• **What is required**: Omit pictures and quote the listing below line by line, from its start through the line that holds "(disc.center) ++(\a:156) circle (3.6);".

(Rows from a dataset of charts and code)
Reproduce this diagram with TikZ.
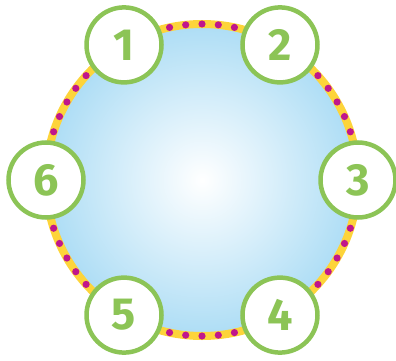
\documentclass[tikz,border=0pt]{standalone}
\usepackage{xcolor}
\usepackage{fontspec}
\setsansfont{Fira Sans}
\usetikzlibrary{positioning, calc}
\definecolor{discouter}{HTML}{ADDDF5}
\definecolor{ringyellow}{HTML}{FDD43A}
\definecolor{dotmagenta}{HTML}{C0168C}
\definecolor{numgreen}{HTML}{8CC456}
\tikzset{
  disc/.style={
    circle,
    inner sep=0pt,
    outer sep=0pt,
    minimum size=312pt,
    inner color=white,
    outer color=discouter,
    draw=ringyellow,
    line width=8pt
  },
  ringdot/.style={
    fill=dotmagenta
  },
  numcircle/.style={
    circle,
    draw=numgreen,
    fill=white,
    line width=4.5pt,
    inner sep=0pt,
    outer sep=0pt,
    minimum size=75pt,
    text=numgreen,
    font=\sffamily\bfseries\fontsize{45}{45}\selectfont
  }
}
\begin{document}
\begin{tikzpicture}[x=1pt, y=1pt]
  \useasboundingbox (0,0) rectangle (396,360);

  % Disc and ring
  \node (disc) [disc] at (202,180) {};
  \foreach \a in {0,6,...,354}
    \fill [ringdot] (disc.center) ++(\a:156) circle (3.6);

  % Numbers
  \node (n1) [numcircle] at (disc.120) {1};
  \node (n2) [numcircle] at (disc.60) {2};
  \node (n3) [numcircle] at (disc.0) {3};
  \node (n4) [numcircle] at (disc.-60) {4};
  \node (n5) [numcircle] at (disc.-120) {5};
  \node (n6) [numcircle] at (disc.180) {6};

\end{tikzpicture}
\end{document}
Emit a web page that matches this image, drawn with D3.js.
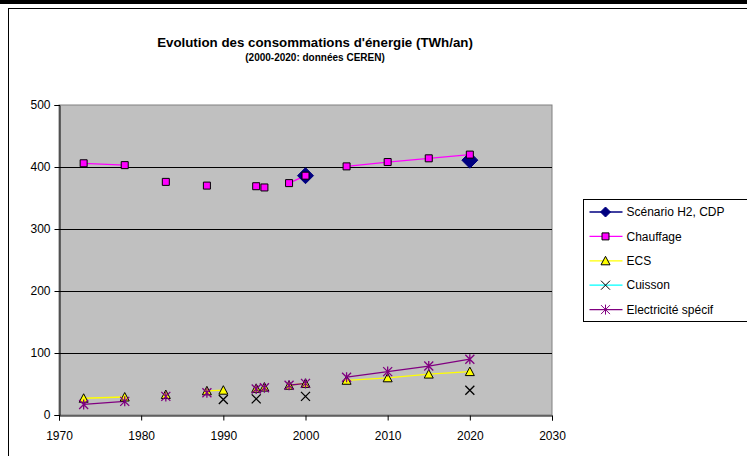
<!DOCTYPE html>
<html>
<head>
<meta charset="utf-8">
<script src="https://cdn.jsdelivr.net/npm/d3@7"></script>
<style>
  body { margin: 0; background: #fff; }
  #chart { width: 747px; height: 456px; }
  text { font-family: "Liberation Sans", Arial, sans-serif; fill: #000; }
</style>
</head>
<body>
<div id="chart"></div>
<script>
// years column of the sheet, null = blank row (breaks the lines)
var years = [1973, 1978, null, 1983, null, 1988, 1990, null, 1994, null, 1995, null, 1998, 2000, null, 2005, 2010, 2015, 2020];

var scenarioH2 = [null, null, null, null, null, null, null, null, null, null, null, null, null, 386, null, null, null, null, 411];
var chauffage  = [406, 403, null, 376, null, 370, null, null, 369, null, 367, null, 374, 386, null, 401, 408, 414, 420];
var ecs        = [27, 29, null, 33, null, 39, 40, null, 43, null, 45, null, 48, 51, null, 56, 60, 66, 70];
var cuisson    = [null, null, null, null, null, null, 25, null, 26, null, null, null, null, 30, null, null, null, null, 40];
var elec       = [17, 22, null, 30, null, 36, null, null, 42, null, 44, null, 48, 51, null, 61, 70, 79, 90];

var seriesNames = ['Scénario H2, CDP', 'Chauffage', 'ECS', 'Cuisson', 'Electricité spécif'];
var xTicks = [1970, 1980, 1990, 2000, 2010, 2020, 2030];
var yTicks = [0, 100, 200, 300, 400, 500];

var width = 747,
    height = 456,
    plot = {left: 59, top: 105, right: 552, bottom: 415};

var svg = d3.select('#chart').append('svg')
    .attr('width', width)
    .attr('height', height);

// frame
svg.append('rect').attr('x', 0).attr('y', 0).attr('width', width).attr('height', 4).attr('fill', '#000');
svg.append('rect')
    .attr('x', 8.5).attr('y', 8.5).attr('width', width + 10).attr('height', height + 10)
    .attr('fill', 'none').attr('stroke', '#000');

var x = d3.scaleLinear().domain([1970, 2030]).range([plot.left, plot.right]);
var y = d3.scaleLinear().domain([0, 500]).range([plot.bottom, plot.top]);

// plot area
svg.append('rect')
    .attr('x', plot.left).attr('y', plot.top)
    .attr('width', plot.right - plot.left).attr('height', plot.bottom - plot.top)
    .attr('fill', '#c0c0c0').attr('stroke', '#808080');

svg.append('g').selectAll('line')
    .data(yTicks.filter(function(d) { return d > 0 && d < 500; }))
    .enter().append('line')
    .attr('x1', plot.left).attr('x2', plot.right)
    .attr('y1', function(d) { return Math.round(y(d)) + 0.5; })
    .attr('y2', function(d) { return Math.round(y(d)) + 0.5; })
    .attr('stroke', '#000');

// axes
var yAxis = svg.append('g')
    .attr('transform', 'translate(' + (plot.left + 0.5) + ',0)')
    .call(d3.axisLeft(y).tickValues(yTicks).tickSize(5).tickPadding(4).tickFormat(d3.format('d')));
var xAxis = svg.append('g')
    .attr('transform', 'translate(0,' + (plot.bottom + 0.5) + ')')
    .call(d3.axisBottom(x).tickValues(xTicks).tickSize(5).tickPadding(11).tickFormat(d3.format('d')));
[yAxis, xAxis].forEach(function(a) {
    a.selectAll('path, line').attr('stroke', '#000');
    a.selectAll('text').attr('font-size', 12).attr('font-family', '"Liberation Sans", Arial, sans-serif').attr('fill', '#000');
});

// marker shapes
function markerPath(type) {
    if (type === 'diamond') return 'M0,-8L8,0L0,8L-8,0Z';
    if (type === 'square') return 'M-3.5,-3.5H3.5V3.5H-3.5Z';
    if (type === 'triangle') return 'M0,-4.5L4.5,4L-4.5,4Z';
    if (type === 'x') return 'M-4.5,-4.5L4.5,4.5M-4.5,4.5L4.5,-4.5';
    return 'M-4.5,-4.5L4.5,4.5M-4.5,4.5L4.5,-4.5M0,-5V5';
}

var series = [
    {name: seriesNames[0], values: scenarioH2, line: '#000080', marker: 'diamond', fill: '#000080', stroke: '#000080'},
    {name: seriesNames[1], values: chauffage, line: '#ff00ff', marker: 'square', fill: '#ff00ff', stroke: '#000'},
    {name: seriesNames[2], values: ecs, line: '#ffff00', marker: 'triangle', fill: '#ffff00', stroke: '#000'},
    {name: seriesNames[3], values: cuisson, line: '#00ffff', marker: 'x', fill: 'none', stroke: '#000'},
    {name: seriesNames[4], values: elec, line: '#800080', marker: 'star', fill: 'none', stroke: '#800080'}
];

var line = d3.line()
    .defined(function(d) { return d.year != null && d.value != null; })
    .x(function(d) { return x(d.year); })
    .y(function(d) { return y(d.value); });

series.forEach(function(s) {
    s.points = years.map(function(yr, i) { return {year: yr, value: s.values[i]}; });
});

// lines first, then markers
svg.append('g').selectAll('path')
    .data(series)
    .enter().append('path')
    .attr('d', function(s) { return line(s.points); })
    .attr('fill', 'none')
    .attr('stroke', function(s) { return s.line; })
    .attr('stroke-width', 1.3);

series.forEach(function(s) {
    svg.append('g').selectAll('path')
        .data(s.points.filter(function(d) { return d.year != null && d.value != null; }))
        .enter().append('path')
        .attr('transform', function(d) { return 'translate(' + x(d.year) + ',' + y(d.value) + ')'; })
        .attr('d', markerPath(s.marker))
        .attr('fill', s.fill)
        .attr('stroke', s.stroke)
        .attr('stroke-width', s.marker === 'x' || s.marker === 'star' ? 1.3 : 1);
});

// titles
svg.append('text')
    .attr('x', 315).attr('y', 47)
    .attr('text-anchor', 'middle')
    .attr('font-size', 13.3).attr('font-weight', 'bold')
    .text("Evolution des consommations d'énergie (TWh/an)");
svg.append('text')
    .attr('x', 315).attr('y', 61)
    .attr('text-anchor', 'middle')
    .attr('font-size', 10).attr('font-weight', 'bold')
    .text('(2000-2020: données CEREN)');

// legend
var legend = svg.append('g').attr('transform', 'translate(583.5,199.5)');
legend.append('rect')
    .attr('width', 200).attr('height', 122)
    .attr('fill', '#fff').attr('stroke', '#000');
var item = legend.selectAll('g.item')
    .data(series)
    .enter().append('g')
    .attr('class', 'item')
    .attr('transform', function(d, i) { return 'translate(0,' + (12.5 + i * 24.4) + ')'; });
item.append('line')
    .attr('x1', 6).attr('x2', 39)
    .attr('stroke', function(d) { return d.line; })
    .attr('stroke-width', 1.3);
item.append('path')
    .attr('transform', 'translate(22,0)')
    .attr('d', function(d) { return d.marker === 'diamond' ? 'M0,-5L5,0L0,5L-5,0Z' : markerPath(d.marker); })
    .attr('fill', function(d) { return d.fill; })
    .attr('stroke', function(d) { return d.stroke; })
    .attr('stroke-width', 1);
item.append('text')
    .attr('x', 43).attr('dy', '0.35em')
    .attr('font-size', 12)
    .text(function(d) { return d.name; });
</script>
</body>
</html>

• **Result of the exercise**:
Reproduce this diagram with TikZ.
\documentclass[tikz,border=0pt]{standalone}
\usepackage{xcolor}
\usepackage{fontspec}
\setsansfont{Fira Sans}
\usetikzlibrary{positioning, calc}
\definecolor{discouter}{HTML}{ADDDF5}
\definecolor{ringyellow}{HTML}{FDD43A}
\definecolor{dotmagenta}{HTML}{C0168C}
\definecolor{numgreen}{HTML}{8CC456}
\tikzset{
  disc/.style={
    circle,
    inner sep=0pt,
    outer sep=0pt,
    minimum size=312pt,
    inner color=white,
    outer color=discouter,
    draw=ringyellow,
    line width=8pt
  },
  ringdot/.style={
    fill=dotmagenta
  },
  numcircle/.style={
    circle,
    draw=numgreen,
    fill=white,
    line width=4.5pt,
    inner sep=0pt,
    outer sep=0pt,
    minimum size=75pt,
    text=numgreen,
    font=\sffamily\bfseries\fontsize{45}{45}\selectfont
  }
}
\begin{document}
\begin{tikzpicture}[x=1pt, y=1pt]
  \useasboundingbox (0,0) rectangle (396,360);

  % Disc and ring
  \node (disc) [disc] at (202,180) {};
  \foreach \a in {0,6,...,354}
    \fill [ringdot] (disc.center) ++(\a:156) circle (3.6);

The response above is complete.